Only the lines from the line containing "Write a Python" to the line containing "import seaborn as sns", with both of those lines, are to be repeated exactly. Leave the images out.

+---+

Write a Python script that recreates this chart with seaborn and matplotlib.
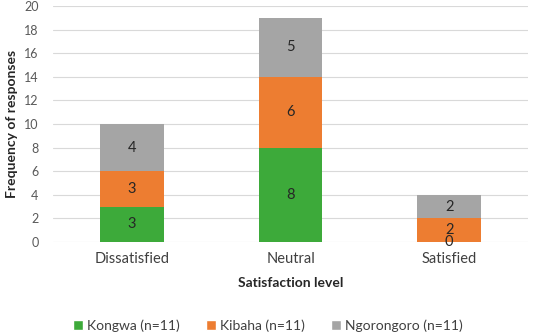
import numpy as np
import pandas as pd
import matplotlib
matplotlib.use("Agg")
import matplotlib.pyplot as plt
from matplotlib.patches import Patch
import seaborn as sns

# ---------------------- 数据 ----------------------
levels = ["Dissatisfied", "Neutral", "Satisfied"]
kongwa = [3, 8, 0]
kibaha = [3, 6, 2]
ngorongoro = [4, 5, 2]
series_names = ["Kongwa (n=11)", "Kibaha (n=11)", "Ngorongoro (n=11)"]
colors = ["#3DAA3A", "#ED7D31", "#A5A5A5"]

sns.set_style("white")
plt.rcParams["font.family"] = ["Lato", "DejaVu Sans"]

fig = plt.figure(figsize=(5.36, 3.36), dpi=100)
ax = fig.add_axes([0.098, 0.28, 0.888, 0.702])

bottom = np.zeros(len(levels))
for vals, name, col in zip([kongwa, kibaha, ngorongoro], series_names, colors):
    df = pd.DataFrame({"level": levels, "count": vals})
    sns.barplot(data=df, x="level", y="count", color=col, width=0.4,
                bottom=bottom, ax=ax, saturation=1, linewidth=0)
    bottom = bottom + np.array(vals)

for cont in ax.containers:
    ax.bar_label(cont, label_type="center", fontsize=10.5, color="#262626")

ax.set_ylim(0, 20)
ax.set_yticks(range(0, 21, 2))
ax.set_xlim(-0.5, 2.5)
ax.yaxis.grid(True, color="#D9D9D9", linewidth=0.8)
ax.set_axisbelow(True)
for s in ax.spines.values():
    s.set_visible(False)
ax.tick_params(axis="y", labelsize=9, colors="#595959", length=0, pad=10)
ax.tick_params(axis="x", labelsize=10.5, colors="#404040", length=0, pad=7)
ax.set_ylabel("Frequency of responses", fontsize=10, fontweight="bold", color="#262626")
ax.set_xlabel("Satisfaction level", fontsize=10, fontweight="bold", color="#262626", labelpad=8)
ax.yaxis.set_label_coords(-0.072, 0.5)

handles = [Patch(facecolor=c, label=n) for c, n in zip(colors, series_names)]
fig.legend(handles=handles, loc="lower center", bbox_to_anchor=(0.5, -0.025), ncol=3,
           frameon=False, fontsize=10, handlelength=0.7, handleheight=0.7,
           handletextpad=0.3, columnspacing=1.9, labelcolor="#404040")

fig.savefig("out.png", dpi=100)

+---+

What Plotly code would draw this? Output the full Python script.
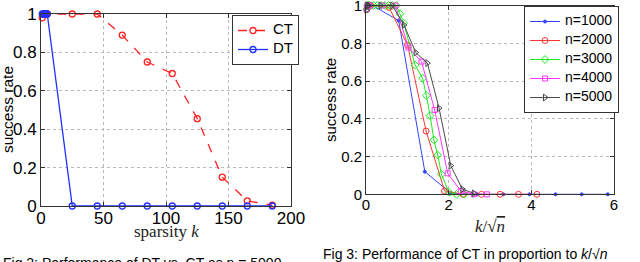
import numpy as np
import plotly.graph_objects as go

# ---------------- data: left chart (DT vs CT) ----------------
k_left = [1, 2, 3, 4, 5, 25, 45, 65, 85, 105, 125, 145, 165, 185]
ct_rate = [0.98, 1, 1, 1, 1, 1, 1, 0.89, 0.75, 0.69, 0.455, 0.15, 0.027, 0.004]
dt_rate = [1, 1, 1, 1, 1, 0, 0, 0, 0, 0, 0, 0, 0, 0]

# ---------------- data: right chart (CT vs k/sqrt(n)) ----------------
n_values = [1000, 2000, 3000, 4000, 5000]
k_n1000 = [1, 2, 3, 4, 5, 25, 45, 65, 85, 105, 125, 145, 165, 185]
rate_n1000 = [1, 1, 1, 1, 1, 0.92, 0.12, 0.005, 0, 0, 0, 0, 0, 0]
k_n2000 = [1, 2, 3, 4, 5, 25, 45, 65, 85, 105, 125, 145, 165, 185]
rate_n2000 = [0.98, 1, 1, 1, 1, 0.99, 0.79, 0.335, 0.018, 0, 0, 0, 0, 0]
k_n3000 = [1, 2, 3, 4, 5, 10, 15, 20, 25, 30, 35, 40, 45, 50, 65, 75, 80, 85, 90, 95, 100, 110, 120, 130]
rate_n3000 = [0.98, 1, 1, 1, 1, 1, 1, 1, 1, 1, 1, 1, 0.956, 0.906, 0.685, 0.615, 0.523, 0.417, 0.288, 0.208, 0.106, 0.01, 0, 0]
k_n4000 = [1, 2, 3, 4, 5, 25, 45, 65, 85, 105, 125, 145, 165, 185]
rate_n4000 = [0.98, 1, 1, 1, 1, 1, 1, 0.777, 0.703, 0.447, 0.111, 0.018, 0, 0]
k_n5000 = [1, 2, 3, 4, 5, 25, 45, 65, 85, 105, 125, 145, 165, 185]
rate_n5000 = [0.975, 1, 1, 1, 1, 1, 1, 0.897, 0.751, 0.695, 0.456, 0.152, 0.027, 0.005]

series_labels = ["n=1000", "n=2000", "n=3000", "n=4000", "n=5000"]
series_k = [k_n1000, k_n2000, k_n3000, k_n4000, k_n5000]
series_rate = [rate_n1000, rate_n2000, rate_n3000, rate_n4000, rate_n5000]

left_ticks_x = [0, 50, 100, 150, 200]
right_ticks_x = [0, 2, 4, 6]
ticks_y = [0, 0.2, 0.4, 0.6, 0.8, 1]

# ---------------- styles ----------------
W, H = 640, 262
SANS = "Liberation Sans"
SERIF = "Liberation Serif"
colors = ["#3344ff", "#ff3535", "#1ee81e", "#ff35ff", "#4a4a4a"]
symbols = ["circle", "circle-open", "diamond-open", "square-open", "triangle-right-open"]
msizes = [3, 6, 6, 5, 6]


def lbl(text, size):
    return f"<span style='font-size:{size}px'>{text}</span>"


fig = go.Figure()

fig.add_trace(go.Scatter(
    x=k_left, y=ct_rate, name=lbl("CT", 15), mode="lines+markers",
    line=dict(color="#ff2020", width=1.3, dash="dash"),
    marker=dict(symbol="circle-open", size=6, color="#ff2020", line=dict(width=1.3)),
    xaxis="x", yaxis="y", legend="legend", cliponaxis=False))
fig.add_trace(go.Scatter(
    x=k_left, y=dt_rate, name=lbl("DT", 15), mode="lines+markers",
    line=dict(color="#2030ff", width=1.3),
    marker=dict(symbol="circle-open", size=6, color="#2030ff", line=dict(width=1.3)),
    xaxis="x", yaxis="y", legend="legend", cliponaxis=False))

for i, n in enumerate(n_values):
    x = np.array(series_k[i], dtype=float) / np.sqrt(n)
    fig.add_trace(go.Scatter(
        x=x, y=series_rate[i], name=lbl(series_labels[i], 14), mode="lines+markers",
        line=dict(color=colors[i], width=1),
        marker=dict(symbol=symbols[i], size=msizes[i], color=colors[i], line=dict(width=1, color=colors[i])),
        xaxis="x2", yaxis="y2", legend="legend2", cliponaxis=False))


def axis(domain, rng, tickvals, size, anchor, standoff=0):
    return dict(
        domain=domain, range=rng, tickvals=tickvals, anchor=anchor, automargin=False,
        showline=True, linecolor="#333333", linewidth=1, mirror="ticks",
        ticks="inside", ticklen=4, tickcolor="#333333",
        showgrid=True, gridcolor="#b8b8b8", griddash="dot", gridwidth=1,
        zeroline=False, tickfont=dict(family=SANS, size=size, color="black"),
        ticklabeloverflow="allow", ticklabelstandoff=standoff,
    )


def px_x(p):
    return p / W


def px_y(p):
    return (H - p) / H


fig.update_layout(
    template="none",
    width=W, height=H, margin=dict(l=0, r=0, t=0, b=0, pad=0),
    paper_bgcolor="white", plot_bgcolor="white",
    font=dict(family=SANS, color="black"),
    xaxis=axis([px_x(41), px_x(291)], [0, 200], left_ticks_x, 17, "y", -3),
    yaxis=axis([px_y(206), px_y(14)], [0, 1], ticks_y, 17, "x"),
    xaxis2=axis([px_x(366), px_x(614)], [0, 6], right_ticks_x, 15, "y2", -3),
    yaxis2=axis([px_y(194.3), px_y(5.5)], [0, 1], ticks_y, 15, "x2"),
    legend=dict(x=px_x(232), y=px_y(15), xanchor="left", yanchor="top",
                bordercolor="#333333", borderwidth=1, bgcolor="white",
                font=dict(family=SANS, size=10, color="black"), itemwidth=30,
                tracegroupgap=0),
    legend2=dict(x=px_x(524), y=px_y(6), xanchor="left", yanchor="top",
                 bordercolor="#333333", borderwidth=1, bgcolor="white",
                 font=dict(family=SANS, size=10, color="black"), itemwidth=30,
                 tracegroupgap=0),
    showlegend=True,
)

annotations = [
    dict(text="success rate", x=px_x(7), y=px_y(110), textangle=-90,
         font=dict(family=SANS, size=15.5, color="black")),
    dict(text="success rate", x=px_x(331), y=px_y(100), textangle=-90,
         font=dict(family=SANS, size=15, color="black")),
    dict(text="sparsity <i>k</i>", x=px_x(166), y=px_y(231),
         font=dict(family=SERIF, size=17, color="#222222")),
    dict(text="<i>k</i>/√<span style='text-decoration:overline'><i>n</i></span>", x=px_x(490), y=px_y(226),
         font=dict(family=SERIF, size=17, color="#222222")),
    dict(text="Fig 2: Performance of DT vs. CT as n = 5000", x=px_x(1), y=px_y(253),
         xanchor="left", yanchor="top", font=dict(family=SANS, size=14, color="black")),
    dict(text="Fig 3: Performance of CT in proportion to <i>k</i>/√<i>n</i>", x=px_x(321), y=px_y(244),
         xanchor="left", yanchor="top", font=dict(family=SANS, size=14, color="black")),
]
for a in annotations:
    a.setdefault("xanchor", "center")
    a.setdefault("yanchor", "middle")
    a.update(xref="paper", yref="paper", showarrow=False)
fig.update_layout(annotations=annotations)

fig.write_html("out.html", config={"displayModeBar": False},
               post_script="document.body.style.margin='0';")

+---+

# [Exercise solution]
Write a Python script that recreates this chart with seaborn and matplotlib.
import numpy as np
import pandas as pd
import matplotlib
matplotlib.use("Agg")
import matplotlib.pyplot as plt
from matplotlib.patches import Patch
import seaborn as sns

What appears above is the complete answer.